LGE-KSVD: robust sparse representation classification.

The parsimonious nature of sparse representations has been successfully exploited for the development of highly accurate classifiers for various scientific applications. Despite the successes of Sparse Representation techniques, a large number of dictionary atoms as well as the high dimensionality of the data can make these classifiers computationally demanding. Furthermore, sparse classifiers are subject to the adverse effects of a phenomenon known as coefficient contamination, where, for example, variations in pose may affect identity and expression recognition. We analyze the interaction between dimensionality reduction and sparse representations, and propose a technique, called Linear extension of Graph Embedding K-means-based Singular Value Decomposition (LGE-KSVD) to address both issues of computational intensity and coefficient contamination.

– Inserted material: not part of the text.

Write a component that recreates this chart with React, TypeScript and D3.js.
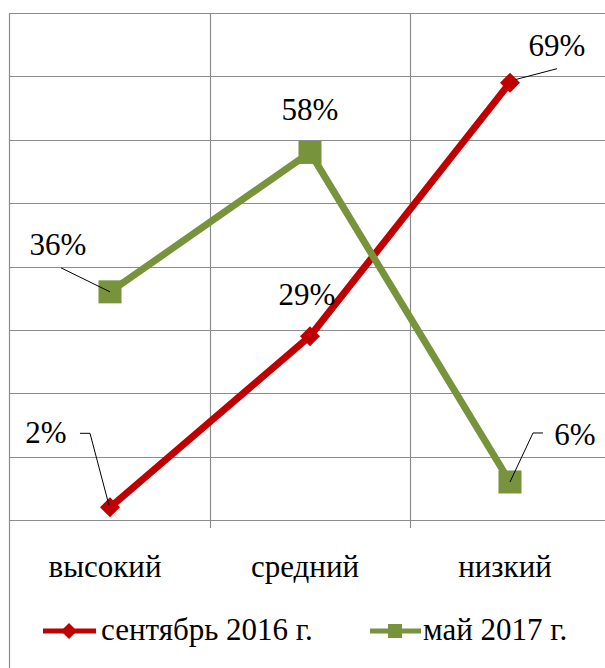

In particular, the LGE-KSVD utilizes variants of the LGE to optimize the K-SVD, an iterative technique for small yet over complete dictionary learning. The dimensionality reduction matrix, sparse representation dictionary, sparse coefficients, and sparsity-based classifier are jointly learned through the LGE-KSVD. The atom optimization process is redefined to allow variable support using graph embedding techniques and produce a more flexible and elegant dictionary learning algorithm. Results are presented on a wide variety of facial and activity recognition problems that demonstrate the robustness of the proposed method.